Anayasa Mahkemesi bir ülkenin en üst yargı kurumudur. Oraya atanan kişilerin, hukukçu olup olmaması ayrıca tartışılır.(Kaldı ki bu üyelerin nerdeyse tamamını Sn. Gül ve Sn. Erdoğan atamıştır.) Ama bir gerçek ki, Anayasa Mahkemesi’nin kararları tartışılsa da mutlaka uygulanır. Çünkü 153. Maddesi öyle diyor. Tıpkı YSK’nın kararları gibi. Yüksek Seçim Kurulu’nun kararları da tartışılır ama mutlaka uyulur. İtiraz edilmez. Bir zarfa konan dört oydan üçünü geçerli sayıp birini geçersiz sayarak İstanbul BB seçimlerini tekrar ettirdiği gibi. Bütün hukukçular olmaz, olamaz dediler ama YSK’nın kararına uyuldu. Çünkü hukuk böyle! Tıpkı, seçim yasasının “Mühürsüz oylar geçersizdir” amir hükmüne karşın YSK’nın iki buçuk milyon mühürsüz oyu geçerli saydığı gibi.
Eskiler “El adlü esasül mülk” demişler. Adalet mülkün-ülkenin temelidir.
Siz Anayasa’nın emredici 153. Maddesine rağmen neden Yargıtay 3. Dairenin kararının arkasındasınız?
Anayasa Mahkemesi bir ülkenin en üst yargı kurumudur. Oraya atanan kişilerin, hukukçu olup olmaması ayrıca tartışılır.(Kaldı ki bu üyelerin nerdeyse tamamını Sn. Gül ve Sn. Erdoğan atamıştır.) Ama bir gerçek ki, Anayasa Mahkemesi’nin kararları tartışılsa da mutlaka uygulanır. Çünkü 153. Maddesi öyle diyor.

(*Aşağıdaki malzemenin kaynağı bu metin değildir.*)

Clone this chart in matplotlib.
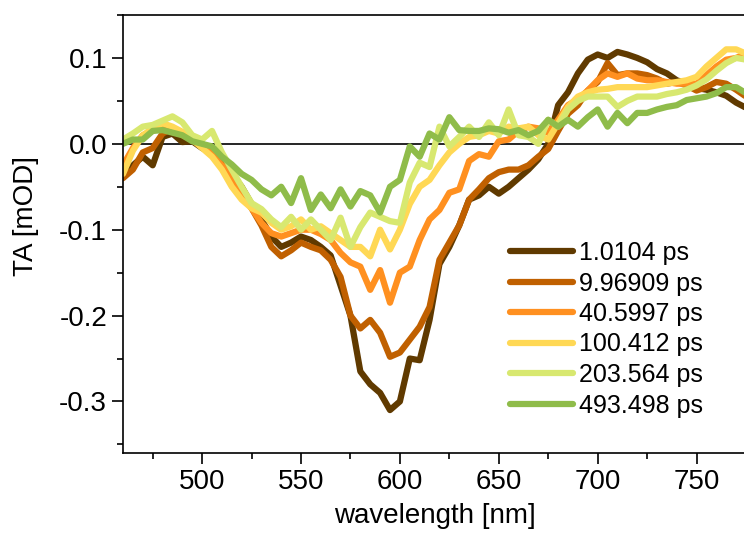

Tıpkı YSK’nın kararları gibi.
Yüksek Seçim Kurulu’nun kararları da tartışılır ama mutlaka uyulur. İtiraz edilmez.
Bir zarfa konan dört oydan üçünü geçerli sayıp birini geçersiz sayarak İstanbul BB seçimlerini tekrar ettirdiği gibi.
Bütün hukukçular olmaz, olamaz dediler ama YSK’nın kararına uyuldu. Çünkü hukuk böyle!

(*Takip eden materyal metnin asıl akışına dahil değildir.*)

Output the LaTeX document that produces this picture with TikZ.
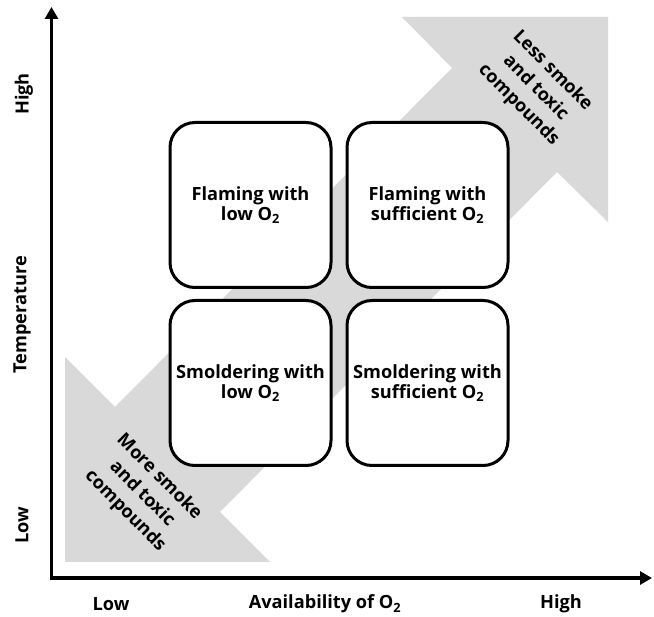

Tıpkı, seçim yasasının “Mühürsüz oylar geçersizdir” amir hükmüne karşın YSK’nın iki buçuk milyon mühürsüz oyu geçerli saydığı gibi.
Bütün hukukçular, Barolar olamaz dediler ama. YSK’nın kararı uygulandı. Mühürsüz oylar geçerli sayıldı ve ülkenin kaderine olumsuz etki etti.
Bu iki hukuksuz karara itiraz edilmedi,
YSK’nın üyeleri hakkında suç duyurusu da yapılmadı. Çünkü hukuka uymak bir hukuk gereğidir.
Engin Alan konusunda “Hak ihlali” kararı veren Anaysa ve üyeleri hakkında övgü dolu sözler söyleyen Sn. Bahçeli’nin şimdiki çıkışlarını anlamak akıl işi midir? Ne demek” Anaysa Mahkemesini kapatmak ya da yeniden yapılandırmak?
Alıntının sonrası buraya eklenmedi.